Beethoven 5: https://youtu.be/1HQa5fto1oA?t=22m38s (Szell Dresden)  
Sibelius 2: https://youtu.be/8emoZjQU6do?t=11m45s (Szell/Cleveland)

And so we come to what the Symphony does better than anything else: along with the less ambitious cousins from its family like the sonata, the trio, the quartet, it's the only form of music that is meant to genuinely pacify your spirit. Because you've experienced transcendence in music, you don't long for transcending the frustrations of your life with quite the same sehnsucht.
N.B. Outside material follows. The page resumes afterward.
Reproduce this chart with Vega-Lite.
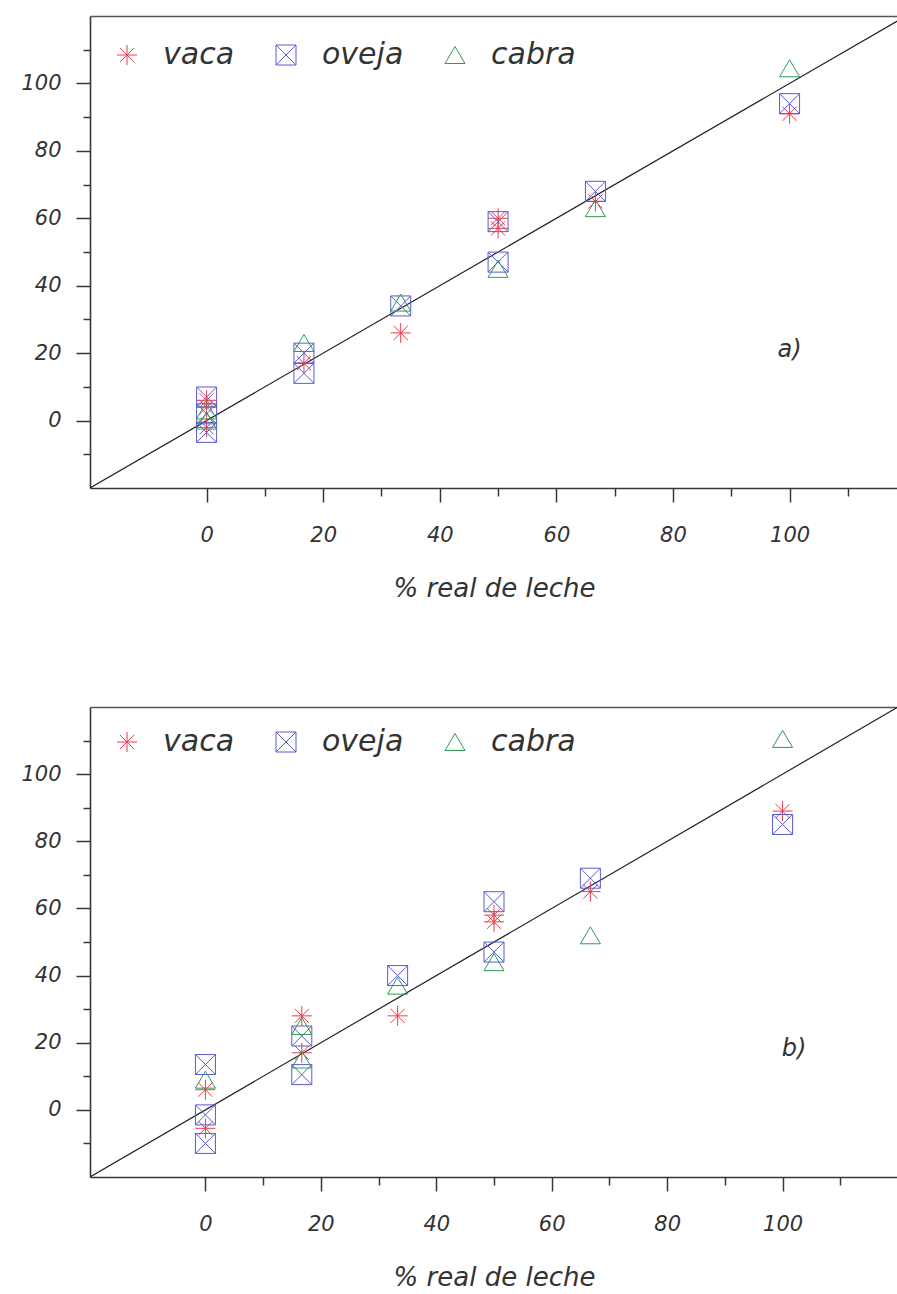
{
  "$schema": "https://vega.github.io/schema/vega-lite/v6.json",
  "background": "white",
  "padding": {"left": 20, "top": 16, "right": 0, "bottom": 0},
  "spacing": 106,
  "config": {
    "view": {"stroke": null},
    "axis": {
      "grid": false,
      "labelFont": "DejaVu Sans",
      "labelFontStyle": "italic",
      "labelFontSize": 21,
      "labelColor": "#333333",
      "titleFont": "DejaVu Sans",
      "titleFontStyle": "italic",
      "titleFontWeight": "normal",
      "titleFontSize": 26,
      "titleColor": "#333333",
      "domainColor": "#3d3434",
      "domainWidth": 1.6,
      "tickColor": "#3d3434",
      "tickWidth": 1.5
    },
    "legend": {
      "labelFont": "DejaVu Sans",
      "labelFontStyle": "italic",
      "labelFontSize": 30,
      "labelColor": "#333333",
      "symbolSize": 400,
      "symbolStrokeWidth": 1,
      "labelOffset": 21,
      "columnPadding": 36
    }
  },
  "datasets": {
    "a": [
      {"real": 0, "pred": 4, "leche": "vaca"},
      {"real": 0, "pred": -2, "leche": "vaca"},
      {"real": 0, "pred": 6, "leche": "vaca"},
      {"real": 16.7, "pred": 17, "leche": "vaca"},
      {"real": 33.3, "pred": 26, "leche": "vaca"},
      {"real": 50, "pred": 60, "leche": "vaca"},
      {"real": 50, "pred": 57, "leche": "vaca"},
      {"real": 66.7, "pred": 65, "leche": "vaca"},
      {"real": 100, "pred": 91, "leche": "vaca"},
      {"real": 0, "pred": 7, "leche": "oveja"},
      {"real": 0, "pred": -3.5, "leche": "oveja"},
      {"real": 0, "pred": 2, "leche": "oveja"},
      {"real": 16.7, "pred": 20, "leche": "oveja"},
      {"real": 16.7, "pred": 14, "leche": "oveja"},
      {"real": 33.3, "pred": 34, "leche": "oveja"},
      {"real": 50, "pred": 59, "leche": "oveja"},
      {"real": 50, "pred": 47, "leche": "oveja"},
      {"real": 66.7, "pred": 68, "leche": "oveja"},
      {"real": 100, "pred": 94, "leche": "oveja"},
      {"real": 0, "pred": 3, "leche": "cabra"},
      {"real": 0, "pred": 0, "leche": "cabra"},
      {"real": 16.7, "pred": 23, "leche": "cabra"},
      {"real": 33.3, "pred": 35, "leche": "cabra"},
      {"real": 50, "pred": 45, "leche": "cabra"},
      {"real": 66.7, "pred": 63, "leche": "cabra"},
      {"real": 100, "pred": 104.5, "leche": "cabra"}
    ],
    "b": [
      {"real": 0, "pred": 6, "leche": "vaca"},
      {"real": 0, "pred": -5.5, "leche": "vaca"},
      {"real": 16.7, "pred": 28, "leche": "vaca"},
      {"real": 16.7, "pred": 17, "leche": "vaca"},
      {"real": 33.3, "pred": 28, "leche": "vaca"},
      {"real": 50, "pred": 58, "leche": "vaca"},
      {"real": 50, "pred": 56, "leche": "vaca"},
      {"real": 66.7, "pred": 65, "leche": "vaca"},
      {"real": 100, "pred": 89, "leche": "vaca"},
      {"real": 0, "pred": 13.5, "leche": "oveja"},
      {"real": 0, "pred": -1.5, "leche": "oveja"},
      {"real": 0, "pred": -10, "leche": "oveja"},
      {"real": 16.7, "pred": 22, "leche": "oveja"},
      {"real": 16.7, "pred": 10.5, "leche": "oveja"},
      {"real": 33.3, "pred": 40, "leche": "oveja"},
      {"real": 50, "pred": 62, "leche": "oveja"},
      {"real": 50, "pred": 47, "leche": "oveja"},
      {"real": 66.7, "pred": 69, "leche": "oveja"},
      {"real": 100, "pred": 85, "leche": "oveja"},
      {"real": 0, "pred": 9, "leche": "cabra"},
      {"real": 16.7, "pred": 25, "leche": "cabra"},
      {"real": 16.7, "pred": 15, "leche": "cabra"},
      {"real": 33.3, "pred": 37, "leche": "cabra"},
      {"real": 50, "pred": 44, "leche": "cabra"},
      {"real": 66.7, "pred": 52, "leche": "cabra"},
      {"real": 100, "pred": 110.5, "leche": "cabra"}
    ],
    "diag": [
      {"real": -20, "pred": -20},
      {"real": 120, "pred": 120}
    ],
    "labA": [{"real": 100, "pred": 21, "t": "a)"}],
    "labB": [{"real": 102, "pred": 18, "t": "b)"}]
  },
  "vconcat": [
    {
      "width": 808,
      "height": 472,
      "layer": [
        {
          "data": {"name": "diag"},
          "mark": {"type": "line", "color": "#222222", "strokeWidth": 1.2, "clip": true},
          "encoding": {
            "x": {"field": "real", "type": "quantitative", "scale": {"domain": [-20, 118.6], "nice": false, "zero": false},
                  "axis": {"orient": "top", "labels": false, "ticks": false, "title": null, "domainColor": "#555555", "domainWidth": 1.5}},
            "y": {"field": "pred", "type": "quantitative", "scale": {"domain": [-20, 120], "nice": false, "zero": false},
                  "axis": {"title": null, "values": [-10, 0, 10, 20, 30, 40, 50, 60, 70, 80, 90, 100, 110],
                           "labelExpr": "datum.value % 20 === 0 ? datum.label : ''",
                           "tickSize": {"condition": {"test": "datum.value % 20 === 0", "value": 14}, "value": 7},
                           "labelPadding": 15}}
          }
        },
        {
          "data": {"name": "a"},
          "mark": {"type": "point", "filled": false, "strokeWidth": 1, "size": 400, "opacity": 1},
          "encoding": {
            "x": {"field": "real", "type": "quantitative",
                  "axis": {"orient": "bottom", "title": "% real de leche", "values": [0, 10, 20, 30, 40, 50, 60, 70, 80, 90, 100, 110],
                           "labelExpr": "datum.value % 20 === 0 ? datum.label : ''",
                           "tickSize": {"condition": {"test": "datum.value % 20 === 0", "value": 14}, "value": 8},
                           "labelPadding": 22, "titlePadding": 30}},
            "y": {"field": "pred", "type": "quantitative",
                  "axis": {"title": null, "values": [-10, 0, 10, 20, 30, 40, 50, 60, 70, 80, 90, 100, 110],
                           "labelExpr": "datum.value % 20 === 0 ? datum.label : ''",
                           "tickSize": {"condition": {"test": "datum.value % 20 === 0", "value": 14}, "value": 7},
                           "labelPadding": 15}},
            "shape": {"field": "leche", "type": "nominal",
                      "scale": {"domain": ["vaca", "oveja", "cabra"],
                                "range": ["M-1,0L1,0M0,-1L0,1M-0.71,-0.71L0.71,0.71M-0.71,0.71L0.71,-0.71",
                                          "M-1,-1L1,-1L1,1L-1,1ZM-1,-1L1,1M-1,1L1,-1",
                                          "M0,-0.85L1,0.85L-1,0.85Z"]},
                      "legend": {"orient": "none", "legendX": 22, "legendY": 24, "direction": "horizontal", "title": null}},
            "color": {"field": "leche", "type": "nominal",
                      "scale": {"domain": ["vaca", "oveja", "cabra"], "range": ["#ec3c4c", "#5a5ad0", "#2e9a55"]},
                      "legend": {"orient": "none", "legendX": 22, "legendY": 24, "direction": "horizontal", "title": null}}
          }
        },
        {
          "data": {"name": "labA"},
          "mark": {"type": "text", "font": "DejaVu Sans", "fontStyle": "italic", "fontSize": 24, "color": "#333333"},
          "encoding": {
            "x": {"field": "real", "type": "quantitative", "axis": null},
            "y": {"field": "pred", "type": "quantitative",
                  "axis": {"title": null, "values": [-10, 0, 10, 20, 30, 40, 50, 60, 70, 80, 90, 100, 110],
                           "labelExpr": "datum.value % 20 === 0 ? datum.label : ''",
                           "tickSize": {"condition": {"test": "datum.value % 20 === 0", "value": 14}, "value": 7},
                           "labelPadding": 15}},
            "text": {"field": "t"}
          }
        }
      ],
      "resolve": {"axis": {"x": "independent"}}
    },
    {
      "width": 808,
      "height": 470,
      "layer": [
        {
          "data": {"name": "diag"},
          "mark": {"type": "line", "color": "#222222", "strokeWidth": 1.2, "clip": true},
          "encoding": {
            "x": {"field": "real", "type": "quantitative", "scale": {"domain": [-20, 120], "nice": false, "zero": false},
                  "axis": {"orient": "top", "labels": false, "ticks": false, "title": null, "domainColor": "#555555", "domainWidth": 1.5}},
            "y": {"field": "pred", "type": "quantitative", "scale": {"domain": [-20, 120], "nice": false, "zero": false},
                  "axis": {"title": null, "values": [-10, 0, 10, 20, 30, 40, 50, 60, 70, 80, 90, 100, 110],
                           "labelExpr": "datum.value % 20 === 0 ? datum.label : ''",
                           "tickSize": {"condition": {"test": "datum.value % 20 === 0", "value": 14}, "value": 7},
                           "labelPadding": 15}}
          }
        },
        {
          "data": {"name": "b"},
          "mark": {"type": "point", "filled": false, "strokeWidth": 1, "size": 400, "opacity": 1},
          "encoding": {
            "x": {"field": "real", "type": "quantitative",
                  "axis": {"orient": "bottom", "title": "% real de leche", "values": [0, 10, 20, 30, 40, 50, 60, 70, 80, 90, 100, 110],
                           "labelExpr": "datum.value % 20 === 0 ? datum.label : ''",
                           "tickSize": {"condition": {"test": "datum.value % 20 === 0", "value": 14}, "value": 8},
                           "labelPadding": 22, "titlePadding": 30}},
            "y": {"field": "pred", "type": "quantitative",
                  "axis": {"title": null, "values": [-10, 0, 10, 20, 30, 40, 50, 60, 70, 80, 90, 100, 110],
                           "labelExpr": "datum.value % 20 === 0 ? datum.label : ''",
                           "tickSize": {"condition": {"test": "datum.value % 20 === 0", "value": 14}, "value": 7},
                           "labelPadding": 15}},
            "shape": {"field": "leche", "type": "nominal",
                      "scale": {"domain": ["vaca", "oveja", "cabra"],
                                "range": ["M-1,0L1,0M0,-1L0,1M-0.71,-0.71L0.71,0.71M-0.71,0.71L0.71,-0.71",
                                          "M-1,-1L1,-1L1,1L-1,1ZM-1,-1L1,1M-1,1L1,-1",
                                          "M0,-0.85L1,0.85L-1,0.85Z"]},
                      "legend": {"orient": "none", "legendX": 22, "legendY": 20, "direction": "horizontal", "title": null}},
            "color": {"field": "leche", "type": "nominal",
                      "scale": {"domain": ["vaca", "oveja", "cabra"], "range": ["#ec3c4c", "#5a5ad0", "#2e9a55"]},
                      "legend": {"orient": "none", "legendX": 22, "legendY": 20, "direction": "horizontal", "title": null}}
          }
        },
        {
          "data": {"name": "labB"},
          "mark": {"type": "text", "font": "DejaVu Sans", "fontStyle": "italic", "fontSize": 24, "color": "#333333"},
          "encoding": {
            "x": {"field": "real", "type": "quantitative", "axis": null},
            "y": {"field": "pred", "type": "quantitative",
                  "axis": {"title": null, "values": [-10, 0, 10, 20, 30, 40, 50, 60, 70, 80, 90, 100, 110],
                           "labelExpr": "datum.value % 20 === 0 ? datum.label : ''",
                           "tickSize": {"condition": {"test": "datum.value % 20 === 0", "value": 14}, "value": 7},
                           "labelPadding": 15}},
            "text": {"field": "t"}
          }
        }
      ],
      "resolve": {"axis": {"x": "independent"}}
    }
  ],
  "resolve": {"scale": {"x": "independent", "y": "independent", "shape": "independent", "color": "independent"},
              "legend": {"shape": "independent", "color": "independent"}}
}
You can deal with the endless suffering and frustrations of your life more practically, because while life itself might be unremittingly ugly, there is a dimension you to which you can always go to experience a place where all dissonances are resolved in harmony, all contrasting ideas are fused together in agreement, in which sounds of the entire world can be represented, coexisting together and engaging with one another in music as they can't in real life.